Last Sunday night, our youth group and youth families gathered in this Sanctuary for worship. We wanted to spend time together before the spring semester got under way, time to listen to one another, pray, and study Scripture. In small groups, parents and youth discussed the story of the prophet Jeremiah, of the plans God had for him, plans of hope and not harm, of a future. We thought about this hope for a future – hope for our future, hope that reached beyond whatever sadness or stress or situation we found ourselves in. We thought about how we could hold on to this hope when someone tugged on the strings that held us together and our seams began to show. After our small group discussions, each parent and child got an index card. On it, the parents wrote their hopes for their children and the youth wrote their hopes for their parents. It took a lot of chatter and busybody-ness to write the prayers and collect them but once Allie Ruffing and Anna Meyer and I collected them all, we stood right here in front of the communion table and read the cards as our Prayers of the People. It seems that in the midst of all the things we do, the things that take up our time and weigh us down, in between the arguments in the minivan and the hurried dinners and the late night not-so-quiet discussions and the crossed arms and the lonely moments, it seems that we’re catching glimpses of each other. It seems that we are seeing one another for what is really going on inside.

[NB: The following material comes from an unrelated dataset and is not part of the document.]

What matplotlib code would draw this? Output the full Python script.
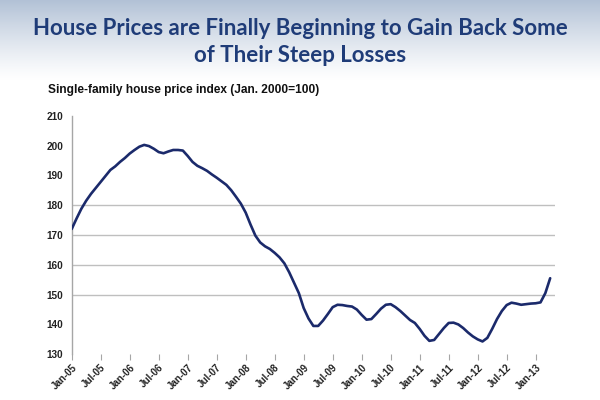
import numpy as np
import matplotlib
matplotlib.use("Agg")
import matplotlib.pyplot as plt

# months from Jan-05 (0) to Apr-13 (99)
price_index = [
    172.0, 175.5, 178.8, 181.5, 183.8, 185.8, 187.8, 189.8, 191.8, 193.0,
    194.5, 195.8, 197.3, 198.5, 199.6, 200.2, 199.8, 198.9, 197.8, 197.4,
    198.0, 198.5, 198.5, 198.3, 196.5, 194.5, 193.2, 192.4, 191.5, 190.3,
    189.2, 188.0, 186.8, 185.0, 182.8, 180.5, 177.5, 173.5, 169.8, 167.5,
    166.2, 165.3, 164.0, 162.5, 160.5, 157.5, 154.0, 150.5, 145.5, 142.0,
    139.5, 139.5, 141.3, 143.5, 145.8, 146.6, 146.5, 146.2, 146.0, 145.0,
    143.2, 141.6, 141.8, 143.5, 145.3, 146.6, 146.8, 145.8, 144.5, 143.0,
    141.5, 140.5, 138.5, 136.2, 134.5, 134.8, 136.8, 138.8, 140.5, 140.6,
    140.0, 138.8, 137.3, 136.0, 135.0, 134.3, 135.5, 138.5, 141.8, 144.5,
    146.5, 147.3, 147.0, 146.6, 146.8, 147.0, 147.1, 147.4, 150.5, 155.5,
]
tick_labels = ["Jan-05", "Jul-05", "Jan-06", "Jul-06", "Jan-07", "Jul-07",
               "Jan-08", "Jul-08", "Jan-09", "Jul-09", "Jan-10", "Jul-10",
               "Jan-11", "Jul-11", "Jan-12", "Jul-12", "Jan-13"]
y_ticks = [130, 140, 150, 160, 170, 180, 190, 200, 210]
grid_values = [150, 160, 170, 180]

title = "House Prices are Finally Beginning to Gain Back Some\nof Their Steep Losses"
subtitle = "Single-family house price index (Jan. 2000=100)"

fig = plt.figure(figsize=(6, 4), dpi=100)

# slide header gradient
bg = fig.add_axes([0, 0, 1, 1], zorder=0)
grad = np.linspace(0, 1, 400)[:, None]
fade = np.clip(1 - grad / 0.2, 0, 1) ** 1.2
top = np.array([0.70, 0.76, 0.84])
img = 1 - fade[:, :, None] * (1 - top)[None, None, :]
img = np.repeat(img, 2, axis=1)
bg.imshow(img, aspect="auto", extent=[0, 1, 0, 1], origin="upper")
bg.axis("off")

fig.text(0.5, 0.895, title, ha="center", va="center", fontsize=16,
         fontweight="bold", family="Lato", color="#1f3c78", linespacing=1.35)
fig.text(0.08, 0.775, subtitle, ha="left", va="center", fontsize=8.6,
         fontweight="bold", family="Liberation Sans", color="#111111")

ax = fig.add_axes([0.1195, 0.1143, 0.8055, 0.5965], zorder=1)
ax.patch.set_alpha(0)

months = np.arange(len(price_index))
for g in grid_values:
    ax.axhline(g, color="#bfbfbf", lw=1.0, zorder=1)
ax.plot(months, price_index, color="#1b2a6b", lw=1.9, zorder=3,
        solid_joinstyle="round", solid_capstyle="round")

ax.set_xlim(0, 100)
ax.set_ylim(130, 210)
ax.set_yticks(y_ticks)
ax.set_yticklabels([str(v) for v in y_ticks], fontsize=7.2, fontweight="bold",
                   family="Liberation Sans", color="#222222")
ax.set_xticks(np.arange(0, 97, 6))
ax.set_xticklabels(tick_labels, rotation=45, ha="right", rotation_mode="anchor",
                   fontsize=7, fontweight="bold", family="Liberation Sans",
                   color="#222222")

for s in ["top", "right", "bottom"]:
    ax.spines[s].set_visible(False)
ax.spines["left"].set_color("#a6a6a6")
ax.spines["left"].set_linewidth(1.0)
ax.tick_params(axis="y", length=0, pad=6)
ax.tick_params(axis="x", length=4, width=0.8, color="#a6a6a6", pad=2)

fig.savefig("out.png", dpi=100)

My hope for my mom is that she is less stressed by us. My hope for my dad is that he has time in his day to relax. I hope that my parents won’t do the same things that they complain about their parents doing. I hope my mom enjoys her job because she’s had a hard time lately. I hope my dad has some free time soon because he always drives me to the places I need to go. I hope my parents can live in the present and not worry about the future. I hope my daughter doesn’t worry as much. I hope my son develops closer relationships with his peers. My hope for my son is that he will love himself as much as I do. My hope is that my child will be confident. I hope that you know that God loves you no matter what.
Jesus saw Nathanael and Nathanael saw Jesus seeing him. In that moment, something shifted inside of him forever. To be seen and called and accepted for all that is inside of you is the Good News, friends, the Good News of a Savior, Rabbi, King of Israel who sees us and everything we are and loves us still. May we see one another and believe the Good News again and again. Amen.
1. "To Fall in Love With Anyone, Do This," Mandy Len Catron, The New York Time, 1-9-15.